■ **Job**:
Extract the lines up to and including the one that contains "(6,5.5) -- (600,5.5);", starting with the first line of the entries below, and omit the pictures.

■ **Working data**:

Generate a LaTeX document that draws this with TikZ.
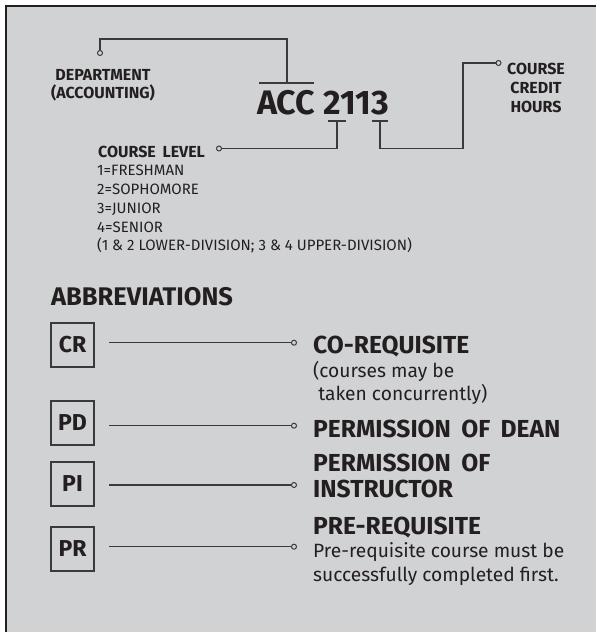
\documentclass[tikz,border=0pt]{standalone}
\usepackage{fontspec}
\setmainfont{Fira Sans}
\definecolor{bg}{HTML}{D1D2D4}
\definecolor{ink}{HTML}{231F20}
\definecolor{ln}{HTML}{3A3A3C}
\newcommand{\wsp}{\hspace{0.42em}}
\begin{document}
\begin{tikzpicture}[x=1pt,y=-1pt,
  conn/.style={draw=ln,line width=1.4pt},
  dot/.style={circle,draw=ln,fill=bg,line width=1pt,inner sep=0pt,minimum size=5pt},
  txt/.style={inner sep=0pt,text=ink},
  hb/.style={txt,font=\bfseries\fontsize{24.6}{26}\selectfont},
  hs/.style={txt,font=\bfseries\fontsize{16}{19}\selectfont},
  lv/.style={txt,font=\fontsize{15}{19}\selectfont,anchor=base west},
  desc/.style={txt,font=\fontsize{19.2}{23}\selectfont,anchor=base west},
  abox/.style={draw=ln,line width=1.2pt,minimum width=43pt,minimum height=44pt,inner sep=0pt,text=ink,font=\bfseries\fontsize{23}{25}\selectfont}]
\useasboundingbox (0,0) rectangle (596,632);
\fill[white] (0,0) rectangle (596,632);
\fill[bg] (6,5.5) rectangle (600,640);
\draw[ink,line width=2pt] (6,640) -- (6,5.5) -- (600,5.5);

% top part
\node[txt,font=\bfseries\fontsize{34}{36}\selectfont,anchor=base west] (acc) at (257,114) {ACC 2113};
\node[hs,anchor=base] (dep1) at (103,80) {DEPARTMENT};
\node[hs,anchor=base] (dep2) at (103,98) {(ACCOUNTING)};
\node[hs,anchor=base] (cch1) at (536,74.3) {COURSE};
\node[hs,anchor=base] (cch2) at (536,93.3) {CREDIT};
\node[hs,anchor=base] (cch3) at (536,112.3) {HOURS};
\node[hs,anchor=base west] (cl) at (98,157.3) {COURSE\wsp LEVEL};
\node[lv] (l1) at (97,175.7) {1=FRESHMAN};
\node[lv] (l2) at (97,194.5) {2=SOPHOMORE};
\node[lv] (l3) at (97,213.2) {3=JUNIOR};
\node[lv] (l4) at (97,232) {4=SENIOR};
\node[lv] (l5) at (97,250.7) {(1 \& 2 LOWER-DIVISION; 3 \& 4 UPPER-DIVISION)};

\node[dot] (ddep) at (100,53) {};
\node[dot] (dcl) at (219,148.5) {};
\node[dot] (dcch) at (498.5,63) {};
\coordinate (b1l) at (259,83); \coordinate (b1r) at (314,83); \coordinate (b1m) at (287,83);
\coordinate (b2l) at (328,121); \coordinate (b2r) at (346,121); \coordinate (b2m) at (337,121);
\coordinate (b3l) at (372,121); \coordinate (b3r) at (388,121); \coordinate (b3m) at (380,121);
\draw[conn] (b1l) -- (b1r);
\draw[conn] (b2l) -- (b2r);
\draw[conn] (b3l) -- (b3r);
\draw[conn] (ddep.north) |- (b1m |- 0,39) -- (b1m);
\draw[conn] (dcl.east) -| (b2m);
\draw[conn] (b3m) |- (463,148.5) |- (dcch.west);

% abbreviations
\node[txt,font=\bfseries\fontsize{25.5}{27}\selectfont,anchor=base west] (abbr) at (51,305) {ABBREVIATIONS};
\node[abox] (cr) at (72.5,345) {CR};
\node[abox] (pd) at (72.5,423) {PD};
\node[abox] (pi) at (72.5,484) {PI};
\node[abox] (pr) at (72.5,549) {PR};
\foreach \n/\y in {cr/342.7,pd/425.7,pi/485,pr/546.7}{
  \coordinate (\n s) at (109,\y);
  \node[dot] (\n d) at (294,\y) {};
  \draw[conn,line width=1.2pt] (\n s) -- (\n d.west);
}
\node[hb,anchor=base west] (t1) at (313,353.3) {CO-REQUISITE};
\node[desc] (t1a) at (313,377.3) {(courses may be};
\node[desc] (t1b) at (313,400) {\ taken concurrently)};
\node[hb,anchor=base west] (t2) at (313,437.7) {PERMISSION\wsp OF\wsp DEAN};
\node[hb,anchor=base west] (t3a) at (313,471) {PERMISSION\wsp OF};
\node[hb,anchor=base west] (t3b) at (313,497.3) {INSTRUCTOR};
\node[hb,anchor=base west] (t4) at (313,534) {PRE-REQUISITE};
\node[desc] (t4a) at (313,557) {Pre-requisite course must be};
\node[desc] (t4b) at (313,581.5) {successfully completed first.};
\end{tikzpicture}
\end{document}
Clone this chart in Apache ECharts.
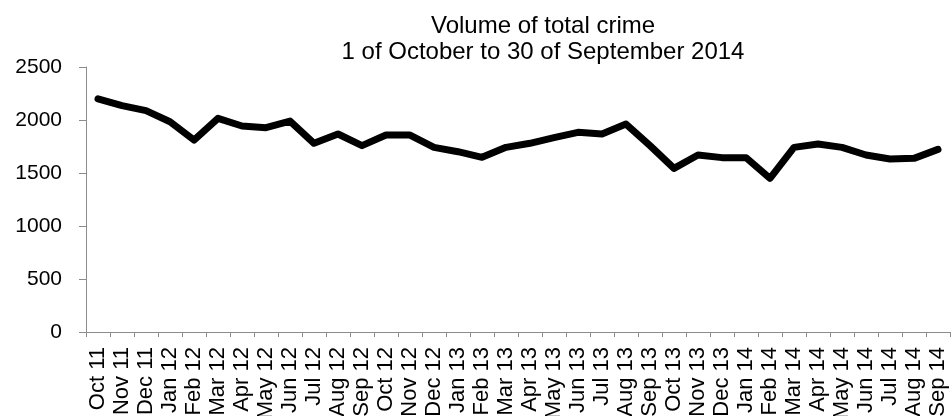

■ **Reply to the task**:
Generate a LaTeX document that draws this with TikZ.
\documentclass[tikz,border=0pt]{standalone}
\usepackage{fontspec}
\setmainfont{Fira Sans}
\definecolor{bg}{HTML}{D1D2D4}
\definecolor{ink}{HTML}{231F20}
\definecolor{ln}{HTML}{3A3A3C}
\newcommand{\wsp}{\hspace{0.42em}}
\begin{document}
\begin{tikzpicture}[x=1pt,y=-1pt,
  conn/.style={draw=ln,line width=1.4pt},
  dot/.style={circle,draw=ln,fill=bg,line width=1pt,inner sep=0pt,minimum size=5pt},
  txt/.style={inner sep=0pt,text=ink},
  hb/.style={txt,font=\bfseries\fontsize{24.6}{26}\selectfont},
  hs/.style={txt,font=\bfseries\fontsize{16}{19}\selectfont},
  lv/.style={txt,font=\fontsize{15}{19}\selectfont,anchor=base west},
  desc/.style={txt,font=\fontsize{19.2}{23}\selectfont,anchor=base west},
  abox/.style={draw=ln,line width=1.2pt,minimum width=43pt,minimum height=44pt,inner sep=0pt,text=ink,font=\bfseries\fontsize{23}{25}\selectfont}]
\useasboundingbox (0,0) rectangle (596,632);
\fill[white] (0,0) rectangle (596,632);
\fill[bg] (6,5.5) rectangle (600,640);
\draw[ink,line width=2pt] (6,640) -- (6,5.5) -- (600,5.5);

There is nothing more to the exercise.